** Job **
Check every line below for the word "Write" and copy each one that has it.

** Information provided **
(begin)

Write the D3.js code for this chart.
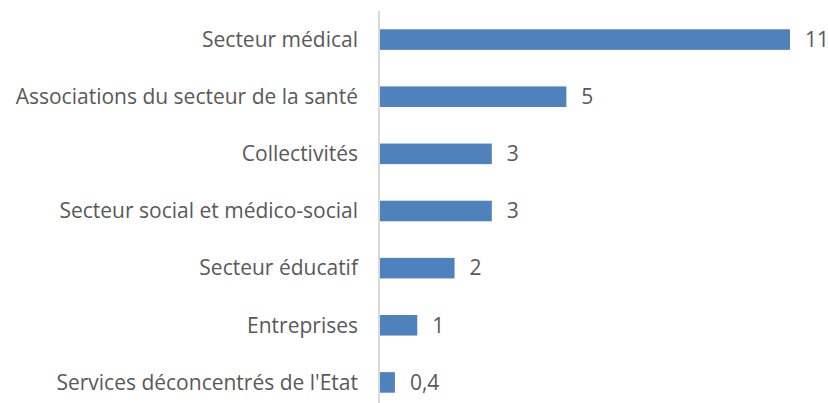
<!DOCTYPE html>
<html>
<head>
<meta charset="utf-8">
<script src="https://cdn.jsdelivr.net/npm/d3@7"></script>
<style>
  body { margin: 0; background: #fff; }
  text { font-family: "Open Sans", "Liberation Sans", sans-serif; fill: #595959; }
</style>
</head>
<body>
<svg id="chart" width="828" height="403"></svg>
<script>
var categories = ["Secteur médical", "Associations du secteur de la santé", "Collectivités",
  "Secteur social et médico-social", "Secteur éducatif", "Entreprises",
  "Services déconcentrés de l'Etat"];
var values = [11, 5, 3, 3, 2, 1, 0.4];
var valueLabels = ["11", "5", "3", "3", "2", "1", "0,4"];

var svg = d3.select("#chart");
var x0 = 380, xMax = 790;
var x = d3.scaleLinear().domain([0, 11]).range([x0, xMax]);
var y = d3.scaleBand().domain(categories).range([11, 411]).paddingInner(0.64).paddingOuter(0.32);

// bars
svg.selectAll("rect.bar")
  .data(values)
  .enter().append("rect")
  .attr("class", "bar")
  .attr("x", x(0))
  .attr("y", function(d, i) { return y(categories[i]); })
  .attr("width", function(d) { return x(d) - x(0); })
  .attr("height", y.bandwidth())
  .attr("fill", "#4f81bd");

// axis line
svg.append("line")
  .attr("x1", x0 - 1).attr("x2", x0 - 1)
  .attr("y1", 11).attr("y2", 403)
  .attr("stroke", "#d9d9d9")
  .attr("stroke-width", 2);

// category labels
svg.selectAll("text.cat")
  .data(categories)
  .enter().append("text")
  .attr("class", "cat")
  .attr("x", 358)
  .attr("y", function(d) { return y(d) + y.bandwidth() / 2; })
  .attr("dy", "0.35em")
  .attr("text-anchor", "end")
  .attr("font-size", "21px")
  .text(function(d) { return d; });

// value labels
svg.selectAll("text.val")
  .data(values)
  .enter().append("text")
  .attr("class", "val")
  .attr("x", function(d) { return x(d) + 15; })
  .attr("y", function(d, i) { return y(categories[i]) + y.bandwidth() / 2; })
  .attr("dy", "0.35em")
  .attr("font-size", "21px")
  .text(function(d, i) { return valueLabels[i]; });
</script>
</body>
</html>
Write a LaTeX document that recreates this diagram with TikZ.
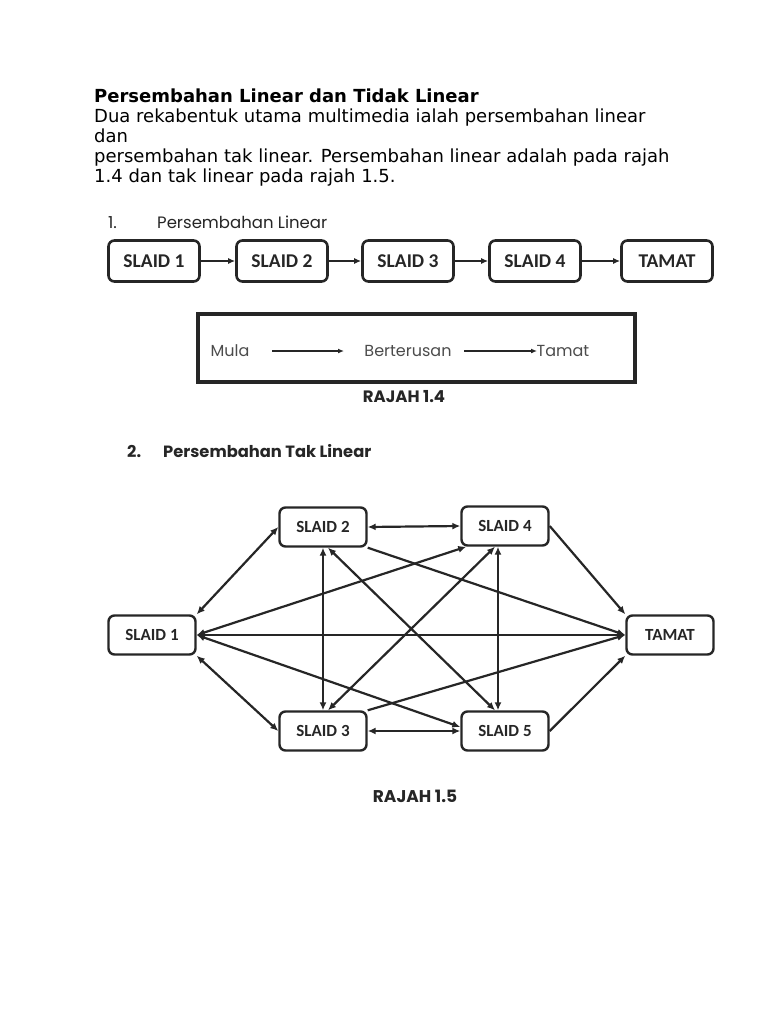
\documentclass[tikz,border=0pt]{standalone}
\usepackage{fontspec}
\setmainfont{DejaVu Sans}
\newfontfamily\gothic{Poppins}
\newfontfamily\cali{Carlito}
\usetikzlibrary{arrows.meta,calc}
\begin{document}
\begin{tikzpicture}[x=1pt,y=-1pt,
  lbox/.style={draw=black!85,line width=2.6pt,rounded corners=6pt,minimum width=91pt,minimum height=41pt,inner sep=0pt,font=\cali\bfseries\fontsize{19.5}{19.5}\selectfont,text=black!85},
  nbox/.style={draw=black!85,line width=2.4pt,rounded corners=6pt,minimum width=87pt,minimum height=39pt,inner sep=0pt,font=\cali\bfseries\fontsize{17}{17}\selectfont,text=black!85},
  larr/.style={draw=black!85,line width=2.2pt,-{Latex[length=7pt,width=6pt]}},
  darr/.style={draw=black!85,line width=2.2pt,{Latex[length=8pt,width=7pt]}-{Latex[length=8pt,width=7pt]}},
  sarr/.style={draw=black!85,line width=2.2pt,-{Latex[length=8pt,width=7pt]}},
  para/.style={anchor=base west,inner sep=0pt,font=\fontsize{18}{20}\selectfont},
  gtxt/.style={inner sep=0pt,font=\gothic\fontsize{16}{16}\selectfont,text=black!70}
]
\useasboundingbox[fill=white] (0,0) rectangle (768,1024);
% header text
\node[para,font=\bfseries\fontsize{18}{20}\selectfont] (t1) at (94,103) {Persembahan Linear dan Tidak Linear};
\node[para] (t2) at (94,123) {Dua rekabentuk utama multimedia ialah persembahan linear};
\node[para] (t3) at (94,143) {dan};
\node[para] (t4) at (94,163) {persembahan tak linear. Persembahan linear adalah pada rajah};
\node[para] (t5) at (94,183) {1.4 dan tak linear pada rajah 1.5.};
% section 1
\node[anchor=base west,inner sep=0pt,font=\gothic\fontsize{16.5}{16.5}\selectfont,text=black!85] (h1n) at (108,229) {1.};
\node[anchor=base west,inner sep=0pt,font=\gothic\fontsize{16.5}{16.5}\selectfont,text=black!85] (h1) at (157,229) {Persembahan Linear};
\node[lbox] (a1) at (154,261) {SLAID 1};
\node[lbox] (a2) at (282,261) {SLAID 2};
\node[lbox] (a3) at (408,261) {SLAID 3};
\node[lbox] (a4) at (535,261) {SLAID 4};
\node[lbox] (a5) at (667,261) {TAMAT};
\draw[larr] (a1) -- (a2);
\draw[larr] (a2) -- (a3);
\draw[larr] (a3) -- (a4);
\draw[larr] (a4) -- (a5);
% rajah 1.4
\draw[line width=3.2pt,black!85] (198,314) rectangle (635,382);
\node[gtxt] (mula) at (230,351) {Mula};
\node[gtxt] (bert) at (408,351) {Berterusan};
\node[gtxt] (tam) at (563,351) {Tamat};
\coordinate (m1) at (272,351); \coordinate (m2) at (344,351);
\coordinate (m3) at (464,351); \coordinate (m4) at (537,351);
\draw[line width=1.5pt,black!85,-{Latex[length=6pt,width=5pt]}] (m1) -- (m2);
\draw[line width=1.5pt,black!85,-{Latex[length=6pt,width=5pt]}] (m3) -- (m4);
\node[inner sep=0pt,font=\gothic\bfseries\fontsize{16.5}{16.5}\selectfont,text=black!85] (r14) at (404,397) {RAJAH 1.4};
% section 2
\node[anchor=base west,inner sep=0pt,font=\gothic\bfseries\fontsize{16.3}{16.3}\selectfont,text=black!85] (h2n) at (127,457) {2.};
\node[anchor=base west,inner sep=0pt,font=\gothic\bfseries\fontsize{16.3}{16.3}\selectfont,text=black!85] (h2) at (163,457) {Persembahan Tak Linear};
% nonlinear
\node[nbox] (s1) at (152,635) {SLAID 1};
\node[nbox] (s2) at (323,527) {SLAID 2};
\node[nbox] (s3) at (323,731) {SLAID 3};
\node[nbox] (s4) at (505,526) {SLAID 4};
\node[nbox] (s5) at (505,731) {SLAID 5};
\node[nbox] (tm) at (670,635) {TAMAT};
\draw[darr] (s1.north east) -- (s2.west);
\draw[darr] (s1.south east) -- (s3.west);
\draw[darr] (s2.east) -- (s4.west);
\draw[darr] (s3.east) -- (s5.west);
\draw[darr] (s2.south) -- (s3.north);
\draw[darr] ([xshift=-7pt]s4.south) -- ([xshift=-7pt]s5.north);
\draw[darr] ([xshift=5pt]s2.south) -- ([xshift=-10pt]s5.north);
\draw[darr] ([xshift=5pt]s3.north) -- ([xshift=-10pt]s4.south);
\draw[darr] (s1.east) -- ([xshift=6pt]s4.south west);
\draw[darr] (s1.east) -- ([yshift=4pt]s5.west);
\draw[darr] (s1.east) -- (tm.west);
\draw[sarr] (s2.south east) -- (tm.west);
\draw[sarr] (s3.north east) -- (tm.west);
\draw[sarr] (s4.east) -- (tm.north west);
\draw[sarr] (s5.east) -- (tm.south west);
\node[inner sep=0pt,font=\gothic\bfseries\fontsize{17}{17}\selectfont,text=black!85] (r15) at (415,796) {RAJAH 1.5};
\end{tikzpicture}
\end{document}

(end)
(begin)

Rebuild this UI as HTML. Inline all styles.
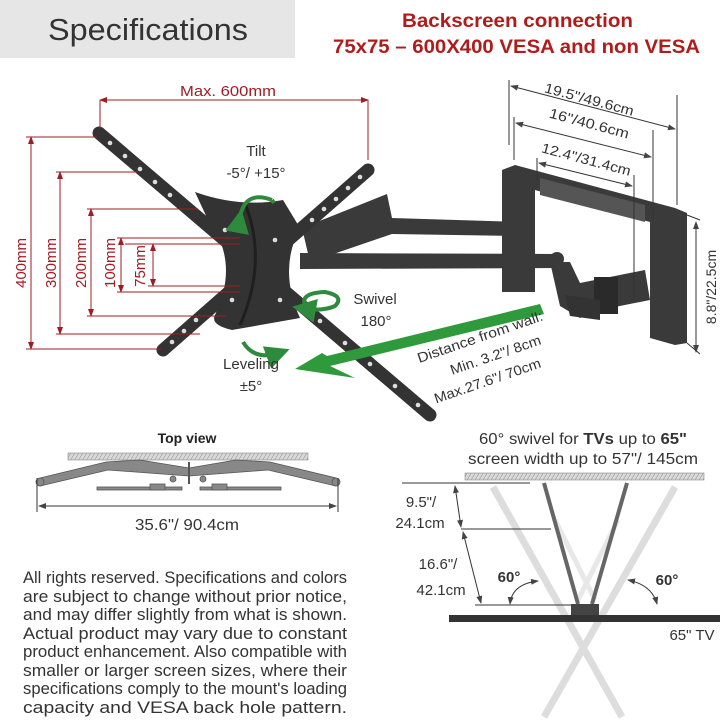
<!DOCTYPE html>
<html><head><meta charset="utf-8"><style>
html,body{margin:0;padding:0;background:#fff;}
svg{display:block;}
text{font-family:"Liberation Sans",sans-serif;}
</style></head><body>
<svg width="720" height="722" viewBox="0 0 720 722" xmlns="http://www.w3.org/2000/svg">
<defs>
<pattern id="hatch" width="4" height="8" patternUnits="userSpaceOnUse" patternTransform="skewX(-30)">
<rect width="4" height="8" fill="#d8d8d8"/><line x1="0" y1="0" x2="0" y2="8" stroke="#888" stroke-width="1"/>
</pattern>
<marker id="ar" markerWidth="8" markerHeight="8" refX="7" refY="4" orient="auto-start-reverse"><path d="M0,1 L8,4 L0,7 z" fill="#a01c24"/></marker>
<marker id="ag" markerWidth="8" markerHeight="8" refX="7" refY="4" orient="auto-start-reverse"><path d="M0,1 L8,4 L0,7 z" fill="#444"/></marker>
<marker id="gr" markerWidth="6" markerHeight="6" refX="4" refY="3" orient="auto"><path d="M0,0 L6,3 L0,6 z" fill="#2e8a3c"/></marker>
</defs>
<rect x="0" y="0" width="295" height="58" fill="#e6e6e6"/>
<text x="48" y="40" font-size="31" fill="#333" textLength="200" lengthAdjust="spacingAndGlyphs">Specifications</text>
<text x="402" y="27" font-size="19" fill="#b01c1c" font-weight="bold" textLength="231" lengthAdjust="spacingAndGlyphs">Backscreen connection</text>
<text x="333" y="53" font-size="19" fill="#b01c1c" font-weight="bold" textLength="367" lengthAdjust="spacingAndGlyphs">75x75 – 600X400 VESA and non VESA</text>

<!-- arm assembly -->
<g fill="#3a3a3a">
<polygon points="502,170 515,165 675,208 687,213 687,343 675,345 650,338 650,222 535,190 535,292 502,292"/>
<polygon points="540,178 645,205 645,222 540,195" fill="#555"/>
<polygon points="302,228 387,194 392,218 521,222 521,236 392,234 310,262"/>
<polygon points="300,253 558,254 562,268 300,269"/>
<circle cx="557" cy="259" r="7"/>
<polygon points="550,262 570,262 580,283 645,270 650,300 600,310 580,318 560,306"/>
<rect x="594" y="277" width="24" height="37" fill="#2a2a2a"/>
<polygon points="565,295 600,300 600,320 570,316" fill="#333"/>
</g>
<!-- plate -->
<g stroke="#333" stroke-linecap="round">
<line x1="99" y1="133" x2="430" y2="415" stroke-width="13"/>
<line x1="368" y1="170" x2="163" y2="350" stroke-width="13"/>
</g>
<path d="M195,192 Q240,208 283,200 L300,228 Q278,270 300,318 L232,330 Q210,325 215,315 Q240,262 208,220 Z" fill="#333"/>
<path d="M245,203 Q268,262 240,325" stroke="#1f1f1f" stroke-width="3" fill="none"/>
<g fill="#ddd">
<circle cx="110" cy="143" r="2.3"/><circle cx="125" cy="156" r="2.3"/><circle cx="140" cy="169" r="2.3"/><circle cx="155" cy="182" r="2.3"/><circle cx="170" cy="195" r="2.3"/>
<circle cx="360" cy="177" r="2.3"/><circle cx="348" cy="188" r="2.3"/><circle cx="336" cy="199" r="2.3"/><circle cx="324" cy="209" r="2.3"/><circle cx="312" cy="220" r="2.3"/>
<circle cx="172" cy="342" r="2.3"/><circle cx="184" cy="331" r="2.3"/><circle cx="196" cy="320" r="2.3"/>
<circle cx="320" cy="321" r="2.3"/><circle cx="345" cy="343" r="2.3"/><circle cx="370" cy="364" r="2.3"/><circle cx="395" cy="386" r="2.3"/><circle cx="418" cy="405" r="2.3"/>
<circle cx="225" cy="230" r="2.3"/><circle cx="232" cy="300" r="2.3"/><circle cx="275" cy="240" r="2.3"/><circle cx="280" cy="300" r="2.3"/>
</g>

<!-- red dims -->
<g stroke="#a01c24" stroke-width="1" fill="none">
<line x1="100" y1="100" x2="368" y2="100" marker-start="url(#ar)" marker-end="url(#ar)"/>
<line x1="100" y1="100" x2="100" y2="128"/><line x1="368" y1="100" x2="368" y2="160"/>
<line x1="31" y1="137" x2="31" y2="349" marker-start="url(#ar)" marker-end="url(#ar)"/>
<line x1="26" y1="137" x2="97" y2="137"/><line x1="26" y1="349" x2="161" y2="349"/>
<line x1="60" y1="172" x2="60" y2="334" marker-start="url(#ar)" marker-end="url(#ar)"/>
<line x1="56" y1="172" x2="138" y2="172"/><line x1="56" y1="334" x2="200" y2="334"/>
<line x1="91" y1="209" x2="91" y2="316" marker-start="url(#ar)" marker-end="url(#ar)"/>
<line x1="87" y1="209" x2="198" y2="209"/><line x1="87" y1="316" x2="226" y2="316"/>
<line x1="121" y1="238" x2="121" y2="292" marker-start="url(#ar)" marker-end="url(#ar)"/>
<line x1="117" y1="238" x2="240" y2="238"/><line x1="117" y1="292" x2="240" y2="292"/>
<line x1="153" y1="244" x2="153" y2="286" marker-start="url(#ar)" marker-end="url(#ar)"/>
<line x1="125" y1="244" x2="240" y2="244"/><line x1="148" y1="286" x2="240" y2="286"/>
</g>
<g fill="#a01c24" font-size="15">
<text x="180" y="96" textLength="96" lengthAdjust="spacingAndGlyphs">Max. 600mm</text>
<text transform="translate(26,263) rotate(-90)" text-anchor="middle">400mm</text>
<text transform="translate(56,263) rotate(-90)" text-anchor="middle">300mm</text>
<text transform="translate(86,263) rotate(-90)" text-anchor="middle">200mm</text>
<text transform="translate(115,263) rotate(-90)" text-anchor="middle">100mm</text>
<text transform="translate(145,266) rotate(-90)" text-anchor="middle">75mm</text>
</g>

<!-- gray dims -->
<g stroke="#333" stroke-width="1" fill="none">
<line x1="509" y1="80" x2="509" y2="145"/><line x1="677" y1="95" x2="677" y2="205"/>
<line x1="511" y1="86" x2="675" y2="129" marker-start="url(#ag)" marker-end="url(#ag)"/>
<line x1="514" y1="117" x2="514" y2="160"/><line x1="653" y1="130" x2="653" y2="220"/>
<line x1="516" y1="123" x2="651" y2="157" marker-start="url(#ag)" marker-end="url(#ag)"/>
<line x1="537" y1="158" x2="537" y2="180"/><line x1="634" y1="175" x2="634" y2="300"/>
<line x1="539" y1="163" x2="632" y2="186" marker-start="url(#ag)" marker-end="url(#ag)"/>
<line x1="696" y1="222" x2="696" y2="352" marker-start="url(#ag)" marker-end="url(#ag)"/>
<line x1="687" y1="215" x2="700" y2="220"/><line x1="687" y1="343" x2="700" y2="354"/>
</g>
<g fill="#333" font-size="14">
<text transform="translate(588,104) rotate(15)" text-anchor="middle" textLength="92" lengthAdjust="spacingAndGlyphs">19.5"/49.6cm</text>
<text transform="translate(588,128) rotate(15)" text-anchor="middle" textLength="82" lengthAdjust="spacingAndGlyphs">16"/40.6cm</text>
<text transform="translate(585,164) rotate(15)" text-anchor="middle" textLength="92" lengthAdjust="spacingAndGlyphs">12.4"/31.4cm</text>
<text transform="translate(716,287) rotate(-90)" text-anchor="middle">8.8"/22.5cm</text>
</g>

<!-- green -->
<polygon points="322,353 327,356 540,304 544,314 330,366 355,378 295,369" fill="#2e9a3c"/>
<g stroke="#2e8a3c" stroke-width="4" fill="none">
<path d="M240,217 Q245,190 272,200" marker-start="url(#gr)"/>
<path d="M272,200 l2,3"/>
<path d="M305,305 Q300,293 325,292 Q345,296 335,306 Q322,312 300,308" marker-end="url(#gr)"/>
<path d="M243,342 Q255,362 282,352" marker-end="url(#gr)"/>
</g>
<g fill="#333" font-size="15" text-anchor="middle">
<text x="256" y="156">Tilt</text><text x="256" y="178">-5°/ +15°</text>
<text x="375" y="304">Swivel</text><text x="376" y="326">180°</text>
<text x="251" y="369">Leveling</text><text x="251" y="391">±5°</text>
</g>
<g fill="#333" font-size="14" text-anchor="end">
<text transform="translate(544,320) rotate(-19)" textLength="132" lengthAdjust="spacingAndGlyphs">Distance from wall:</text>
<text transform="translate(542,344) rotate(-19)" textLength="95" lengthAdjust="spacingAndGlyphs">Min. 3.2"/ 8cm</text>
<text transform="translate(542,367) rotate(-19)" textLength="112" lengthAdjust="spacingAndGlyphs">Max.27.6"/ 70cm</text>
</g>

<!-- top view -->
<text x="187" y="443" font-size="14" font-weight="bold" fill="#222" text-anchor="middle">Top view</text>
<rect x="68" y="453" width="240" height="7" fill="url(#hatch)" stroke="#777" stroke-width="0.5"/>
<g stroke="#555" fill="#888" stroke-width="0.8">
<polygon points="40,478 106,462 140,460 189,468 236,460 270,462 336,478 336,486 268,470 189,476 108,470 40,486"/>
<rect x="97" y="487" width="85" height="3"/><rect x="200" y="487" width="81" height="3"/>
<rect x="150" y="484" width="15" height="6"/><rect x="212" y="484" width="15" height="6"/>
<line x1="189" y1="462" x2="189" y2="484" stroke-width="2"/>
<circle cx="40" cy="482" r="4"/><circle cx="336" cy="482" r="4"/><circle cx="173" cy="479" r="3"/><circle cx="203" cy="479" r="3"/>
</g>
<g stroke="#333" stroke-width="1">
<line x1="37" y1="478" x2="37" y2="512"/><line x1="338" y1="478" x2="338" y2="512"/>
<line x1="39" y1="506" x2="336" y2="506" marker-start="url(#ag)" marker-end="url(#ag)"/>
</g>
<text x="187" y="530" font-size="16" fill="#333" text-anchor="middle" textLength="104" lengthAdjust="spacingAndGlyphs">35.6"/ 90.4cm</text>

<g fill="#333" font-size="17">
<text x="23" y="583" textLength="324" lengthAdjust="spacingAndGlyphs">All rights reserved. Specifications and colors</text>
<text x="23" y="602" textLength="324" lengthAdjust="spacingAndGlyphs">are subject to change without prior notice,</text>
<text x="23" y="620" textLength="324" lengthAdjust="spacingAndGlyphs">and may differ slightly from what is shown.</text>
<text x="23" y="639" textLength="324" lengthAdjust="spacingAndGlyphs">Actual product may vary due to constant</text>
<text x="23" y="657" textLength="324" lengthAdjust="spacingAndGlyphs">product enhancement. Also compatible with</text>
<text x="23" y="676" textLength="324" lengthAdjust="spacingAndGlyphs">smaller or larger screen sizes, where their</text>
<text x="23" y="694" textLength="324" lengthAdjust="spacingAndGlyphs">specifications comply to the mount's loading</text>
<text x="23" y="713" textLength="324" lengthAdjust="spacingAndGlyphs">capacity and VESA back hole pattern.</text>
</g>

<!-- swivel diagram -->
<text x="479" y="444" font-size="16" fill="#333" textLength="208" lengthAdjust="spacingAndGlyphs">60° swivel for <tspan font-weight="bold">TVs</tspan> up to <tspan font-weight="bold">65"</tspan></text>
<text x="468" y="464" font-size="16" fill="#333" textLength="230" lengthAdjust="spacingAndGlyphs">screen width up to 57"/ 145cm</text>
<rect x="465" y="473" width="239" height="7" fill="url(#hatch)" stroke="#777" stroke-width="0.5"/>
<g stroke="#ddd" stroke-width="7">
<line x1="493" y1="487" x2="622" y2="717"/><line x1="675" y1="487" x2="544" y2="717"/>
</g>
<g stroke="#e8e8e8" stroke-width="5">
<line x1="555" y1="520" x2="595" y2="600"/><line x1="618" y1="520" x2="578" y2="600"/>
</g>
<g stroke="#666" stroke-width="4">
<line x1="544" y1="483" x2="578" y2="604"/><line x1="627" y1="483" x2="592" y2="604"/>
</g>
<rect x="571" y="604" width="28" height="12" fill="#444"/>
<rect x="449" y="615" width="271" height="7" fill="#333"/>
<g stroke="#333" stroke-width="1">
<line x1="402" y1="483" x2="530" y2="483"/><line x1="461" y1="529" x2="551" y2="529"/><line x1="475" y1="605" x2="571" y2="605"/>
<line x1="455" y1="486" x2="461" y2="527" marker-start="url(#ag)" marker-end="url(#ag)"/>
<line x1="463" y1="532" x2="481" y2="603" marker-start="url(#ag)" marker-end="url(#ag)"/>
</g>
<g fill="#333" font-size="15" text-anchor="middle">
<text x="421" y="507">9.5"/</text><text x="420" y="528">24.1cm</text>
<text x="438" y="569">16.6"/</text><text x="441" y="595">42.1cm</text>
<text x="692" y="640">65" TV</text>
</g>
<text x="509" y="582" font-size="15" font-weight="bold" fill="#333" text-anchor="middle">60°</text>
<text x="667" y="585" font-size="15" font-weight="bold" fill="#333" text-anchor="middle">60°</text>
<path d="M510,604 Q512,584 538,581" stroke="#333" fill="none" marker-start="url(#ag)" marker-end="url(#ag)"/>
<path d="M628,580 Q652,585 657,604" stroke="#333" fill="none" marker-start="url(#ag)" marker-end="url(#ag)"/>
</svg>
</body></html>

(end)

** Expected output **
Write the D3.js code for this chart.
Write a LaTeX document that recreates this diagram with TikZ.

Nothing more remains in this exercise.